Monday, January 13, 2014

Stab The Beast?

We stab it with out steely knives
But we just can't kill the beast
-Hotel California

I heard somebody say
Burn, baby, burn
Burn the Mother Down
-Disco Inferno


    David Holmgren, permaculturist, has a posted an interesting essay,  (for a good summary see Stabbing the Beast )  in which he expresses his frustration and the lack of action on climate change.  In 2007 he had proposed a "Green Tech" scenario, which would provide a nice transition to a less damaging future.  He had  hoped that the increase in the price of oil would move people away from oil to more benign  energy sources.  Alas, instead we  moved to even less benign forms, such as deep water, oil sands, and fracking.

    Holmgrem sees less and less of a way out. He notes that the mainstream approach to climate change is turning away from prevention and more towards adaption.   He recognizes that any real solution to climate change, will entail less economic activity.  And also that we are unlikely to voluntarily sign up for such medicine.  

    Therefore he recommends an induced crash, triggered by people  refusing to participate.  He suggests that the economy is already fragile, and it wouldn't take much.

    It's interesting to see the response to this proposal.   Rob Hopkins , of the Transition Movement.  finds the suggestion unhelpful.  Although he seems to agree with the diagnosis, he can't accept the cure.  He continues to believe that a grass roots effort can lead to a steady state economy voluntarily.   He also notes that such a crash would undoubtedly would be painful for many, and would likely have unexpected consequences.   see here   

   Nicole Foss, a blogger with the Automatic Earth, has a different take..  She agrees with Holmgren that the economy is fragile, and her blog is focused on various aspects of the fragility.    Nevertheless she agrees with Hopkins that it is not appropriate to try to engineer a crash. But she does not share Hopkins' sanguine view of a smooth transition to a "steady state" future.   This is because, its too late for a smooth transition,  she sees the crash as inevitable,  and in fact very near - she calls for it to begin in 2014.  (!)    
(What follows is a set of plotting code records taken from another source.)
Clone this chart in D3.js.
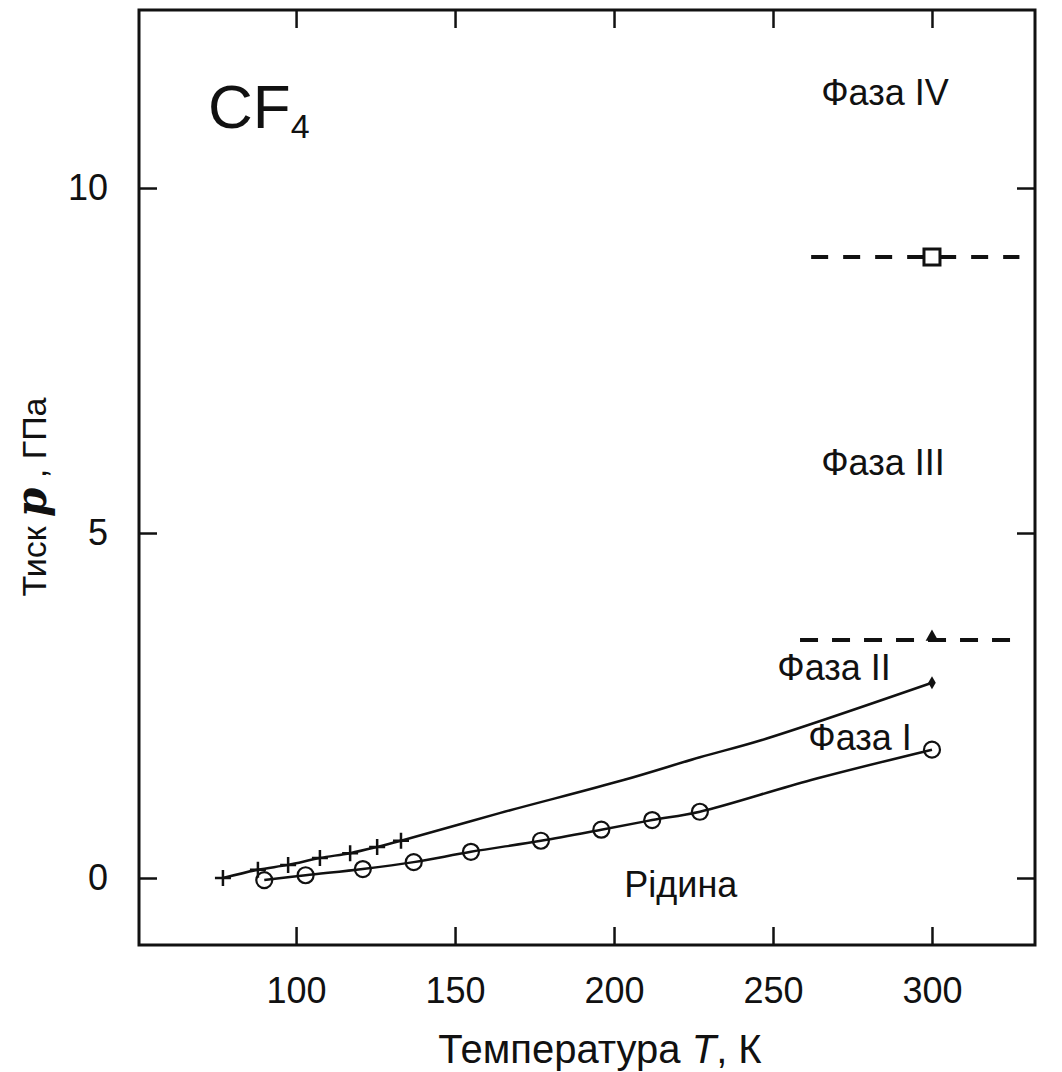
<!DOCTYPE html>
<html>
<head>
<meta charset="utf-8">
<script src="https://cdn.jsdelivr.net/npm/d3@7"></script>
<style>
  body { margin: 0; background: #fff; }
  text { font-family: "Liberation Sans", Arial, sans-serif; fill: #111; }
</style>
</head>
<body>
<div id="chart"></div>
<script>
// melting line (liquid / phase I), open circles
var meltT = [90, 103, 121, 137, 155, 177, 196, 212, 227, 300];
var meltP = [-0.03, 0.04, 0.13, 0.23, 0.38, 0.54, 0.70, 0.84, 0.96, 1.86];
// the drawn melting curve
var meltLineT = [90, 103, 121, 137, 155, 177, 196, 212, 227, 262, 300];
var meltLineP = [-0.03, 0.04, 0.13, 0.23, 0.38, 0.54, 0.70, 0.84, 0.96, 1.42, 1.86];

// phase I / II boundary, crosses
var t12T = [77, 88, 97.5, 107.5, 117, 125.5, 133];
var t12P = [0.0, 0.12, 0.19, 0.29, 0.36, 0.45, 0.54];
var t12LineT = [77, 88, 97.5, 107.5, 117, 125.5, 133, 164, 203, 227, 246.5, 300];
var t12LineP = [0.0, 0.12, 0.19, 0.29, 0.36, 0.45, 0.54, 0.94, 1.42, 1.75, 2.0, 2.83];
var t12EndT = [300];
var t12EndP = [2.83];

// phase II / III and III / IV boundaries (dashed)
var t23T = [258.5, 325];
var t23P = [3.45, 3.45];
var t34T = [262, 327.5];
var t34P = [9.0, 9.0];
var triT = [300], triP = [3.45];
var sqT = [300], sqP = [9.0];

var xTicks = [100, 150, 200, 250, 300];
var yTicks = [0, 5, 10];

var labels = [
  { text: "Фаза IV", T: 285.2, p: 11.2 },
  { text: "Фаза III", T: 284.6, p: 5.84 },
  { text: "Фаза II", T: 269.2, p: 2.87 },
  { text: "Фаза I", T: 277.4, p: 1.855 },
  { text: "Рідина", T: 221, p: -0.275 }
];

var width = 1062, height = 1072;
var mLeft = 139, mRight = 1035, mTop = 10, mBottom = 945;

var svg = d3.select("#chart").append("svg")
    .attr("width", width)
    .attr("height", height);

var x = d3.scaleLinear().domain([50.6, 332.4]).range([mLeft, mRight]);
var y = d3.scaleLinear().domain([-0.971, 12.58]).range([mBottom, mTop]);

function pts(ts, ps) {
  return ts.map(function(t, i) { return [t, ps[i]]; });
}

// axes with inward ticks
svg.append("g").attr("transform", "translate(0," + mBottom + ")")
    .call(d3.axisBottom(x).tickValues(xTicks).tickSizeInner(-18).tickSizeOuter(0).tickPadding(32));
svg.append("g").attr("transform", "translate(" + mLeft + ",0)")
    .call(d3.axisLeft(y).tickValues(yTicks).tickSizeInner(-18).tickSizeOuter(0).tickPadding(31));
svg.append("g").attr("transform", "translate(0," + mTop + ")")
    .call(d3.axisTop(x).tickValues(xTicks).tickSizeInner(-18).tickSizeOuter(0).tickFormat(""));
svg.append("g").attr("transform", "translate(" + mRight + ",0)")
    .call(d3.axisRight(y).tickValues(yTicks).tickSizeInner(-18).tickSizeOuter(0).tickFormat(""));

svg.selectAll(".domain").remove();
svg.selectAll(".tick line").attr("stroke", "#111").attr("stroke-width", 2.5);
svg.selectAll(".tick text")
    .attr("font-family", "Liberation Sans, Arial, sans-serif")
    .attr("font-size", 36)
    .attr("fill", "#111");

svg.append("rect")
    .attr("x", mLeft).attr("y", mTop)
    .attr("width", mRight - mLeft).attr("height", mBottom - mTop)
    .attr("fill", "none").attr("stroke", "#111").attr("stroke-width", 3);

var line = d3.line()
    .x(function(d) { return x(d[0]); })
    .y(function(d) { return y(d[1]); })
    .curve(d3.curveCatmullRom);
var straight = d3.line()
    .x(function(d) { return x(d[0]); })
    .y(function(d) { return y(d[1]); });

svg.append("path").datum(pts(meltLineT, meltLineP))
    .attr("d", line).attr("fill", "none").attr("stroke", "#111").attr("stroke-width", 2.5);
svg.append("path").datum(pts(t12LineT, t12LineP))
    .attr("d", line).attr("fill", "none").attr("stroke", "#111").attr("stroke-width", 2.5);

svg.append("path").datum(pts(t23T, t23P))
    .attr("d", straight)
    .attr("fill", "none").attr("stroke", "#111").attr("stroke-width", 4)
    .attr("stroke-dasharray", "18,14");
svg.append("path").datum(pts(t34T, t34P))
    .attr("d", straight)
    .attr("fill", "none").attr("stroke", "#111").attr("stroke-width", 4)
    .attr("stroke-dasharray", "17,15");

// markers
svg.selectAll(".melt").data(pts(meltT, meltP)).enter().append("circle")
    .attr("class", "melt")
    .attr("cx", function(d) { return x(d[0]); })
    .attr("cy", function(d) { return y(d[1]); })
    .attr("r", 8)
    .attr("fill", "none").attr("stroke", "#111").attr("stroke-width", 2.2);

svg.selectAll(".cross").data(pts(t12T, t12P)).enter().append("path")
    .attr("class", "cross")
    .attr("transform", function(d) { return "translate(" + x(d[0]) + "," + y(d[1]) + ")"; })
    .attr("fill", "none").attr("stroke", "#111").attr("stroke-width", 2.5)
    .attr("d", "M-8,0H8M0,-8V8");

svg.selectAll(".end").data(pts(t12EndT, t12EndP)).enter().append("path")
    .attr("class", "end")
    .attr("transform", function(d) { return "translate(" + x(d[0]) + "," + y(d[1]) + ")"; })
    .attr("d", d3.symbol().type(d3.symbolDiamond).size(50))
    .attr("fill", "#111");

svg.selectAll(".tri").data(pts(triT, triP)).enter().append("path")
    .attr("class", "tri")
    .attr("transform", function(d) { return "translate(" + x(d[0]) + "," + (y(d[1]) - 3) + ")"; })
    .attr("d", d3.symbol().type(d3.symbolTriangle).size(70))
    .attr("fill", "#111");

svg.selectAll(".sq").data(pts(sqT, sqP)).enter().append("rect")
    .attr("class", "sq")
    .attr("x", function(d) { return x(d[0]) - 8; })
    .attr("y", function(d) { return y(d[1]) - 8; })
    .attr("width", 16).attr("height", 16)
    .attr("fill", "#fff").attr("stroke", "#111").attr("stroke-width", 3);

// region labels
svg.selectAll(".lbl").data(labels).enter().append("text")
    .attr("class", "lbl")
    .attr("x", function(d) { return x(d.T); })
    .attr("y", function(d) { return y(d.p); })
    .attr("text-anchor", "middle")
    .attr("font-size", 36)
    .text(function(d) { return d.text; });

// formula
var cf = svg.append("text").attr("x", 208).attr("y", 128).attr("font-size", 62);
cf.append("tspan").text("CF");
cf.append("tspan").attr("font-size", 34).attr("dy", 10).text("4");

// axis titles
var xt = svg.append("text").attr("x", 600).attr("y", 1063)
    .attr("text-anchor", "middle").attr("font-size", 40);
xt.append("tspan").text("Температура ");
xt.append("tspan").attr("font-style", "italic").text("T");
xt.append("tspan").text(", К");

var yt = svg.append("text")
    .attr("transform", "translate(46,497) rotate(-90)")
    .attr("text-anchor", "middle").attr("font-size", 34);
yt.append("tspan").text("Тиск ");
yt.append("tspan").attr("font-family", "DejaVu Serif, serif").attr("font-style", "italic")
    .attr("font-weight", "bold").attr("font-size", 42).text("p");
yt.append("tspan").text(" , ГПа");
</script>
</body>
</html>
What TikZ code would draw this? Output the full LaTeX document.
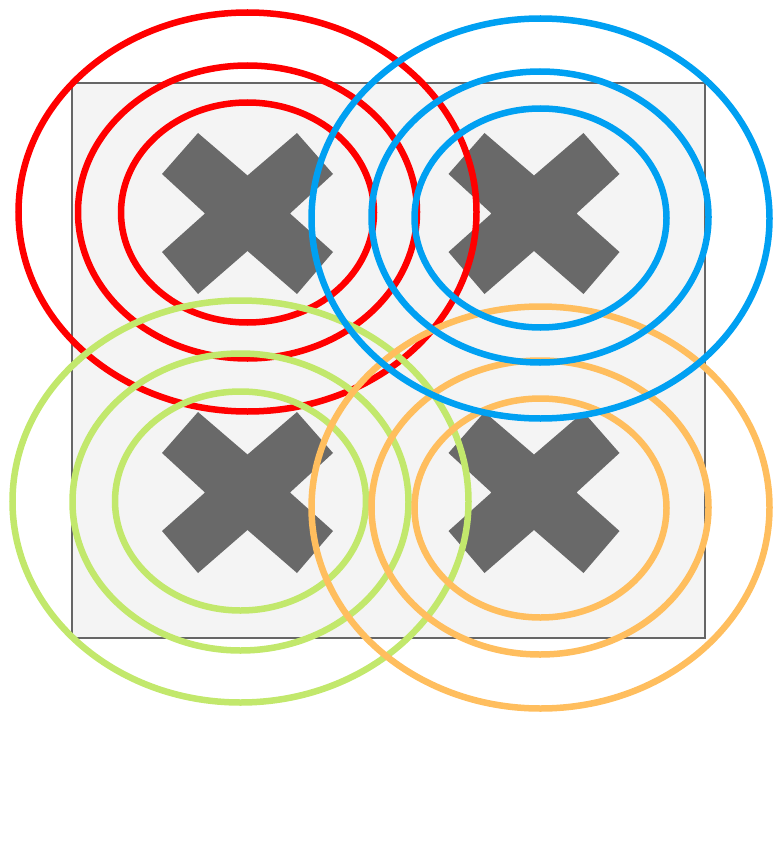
\documentclass[tikz,border=0pt]{standalone}
\begin{document}
\begin{tikzpicture}[x=1pt,y=-1pt]
\definecolor{redc}{HTML}{FF0000}
\definecolor{bluec}{HTML}{00A0F2}
\definecolor{greenc}{HTML}{C2E86C}
\definecolor{orangec}{HTML}{FFBE5E}
\definecolor{boxfill}{HTML}{F4F4F4}
\definecolor{boxline}{HTML}{666666}
\definecolor{xfill}{HTML}{696969}
\tikzset{
  ring/.style={line width=6.5pt},
  crossmark/.pic={\fill[xfill] (-49.5,-80.5) -- (0,-38) -- (49.5,-80.5) -- (85.5,-39.5) -- (42.5,0) -- (85.5,38.5) -- (49.5,80.5) -- (0,37.5) -- (-49.5,80.5) -- (-85.5,38.5) -- (-42.5,0) -- (-85.5,-39.5) -- cycle;}
}
\useasboundingbox (0,0) rectangle (783,861);
\draw[fill=boxfill, draw=boxline, line width=2pt] (72,83) rectangle (705,638);
\pic at (247.5,213.5) {crossmark};
\pic at (534,213.5) {crossmark};
\pic at (247.5,492.5) {crossmark};
\pic at (534,492.5) {crossmark};
% red
\draw[ring, redc] (247.5,212) ellipse [x radius=229, y radius=199.5];
\draw[ring, redc] (247.5,212) ellipse [x radius=169.5, y radius=146.5];
\draw[ring, redc] (247.5,212.5) ellipse [x radius=126.5, y radius=110];
% green
\draw[ring, greenc] (240.5,501.5) ellipse [x radius=228, y radius=201];
\draw[ring, greenc] (240.5,502) ellipse [x radius=168, y radius=148.5];
\draw[ring, greenc] (240.5,501) ellipse [x radius=125.5, y radius=109.5];
% orange
\draw[ring, orangec] (540.5,507.5) ellipse [x radius=229, y radius=201];
\draw[ring, orangec] (540,507.5) ellipse [x radius=168.5, y radius=147];
\draw[ring, orangec] (540.5,508) ellipse [x radius=126, y radius=109.5];
% blue
\draw[ring, bluec] (540.5,218.5) ellipse [x radius=229, y radius=200];
\draw[ring, bluec] (540,217) ellipse [x radius=168.5, y radius=145.5];
\draw[ring, bluec] (540.5,218) ellipse [x radius=126, y radius=109.5];
\end{tikzpicture}
\end{document}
     In her view, the size of  economic dislocation will be large enough to reduce CO2 emissions for a long period of time.   In essence, action to reduce further emissions will  cease to be an issue, a worldwide depression will solve it!

"The economic contraction that is coming is very likely to have a far more substantial impact on emissions than any deliberate policy or collective action. The combination of this contraction and constructive collective action could be very powerful indeed, but achieving the latter action is not best done on the grounds of climate change. The same actions that would best address climate change in the aggregate are also the prescription for dealing with financial crisis and peak oil – hold no debt, consume less, relocalize, increase community self-sufficiency, reduce dependency on centralized life-support systems.
The difference is that both financial crisis and peak oil are far more personal and immediate than climate change, and so are far bigger motivators of behavioural change. For this reason, addressing arguments in these terms is far more likely to be effective. In other words, the best way to address climate change is not to talk about it.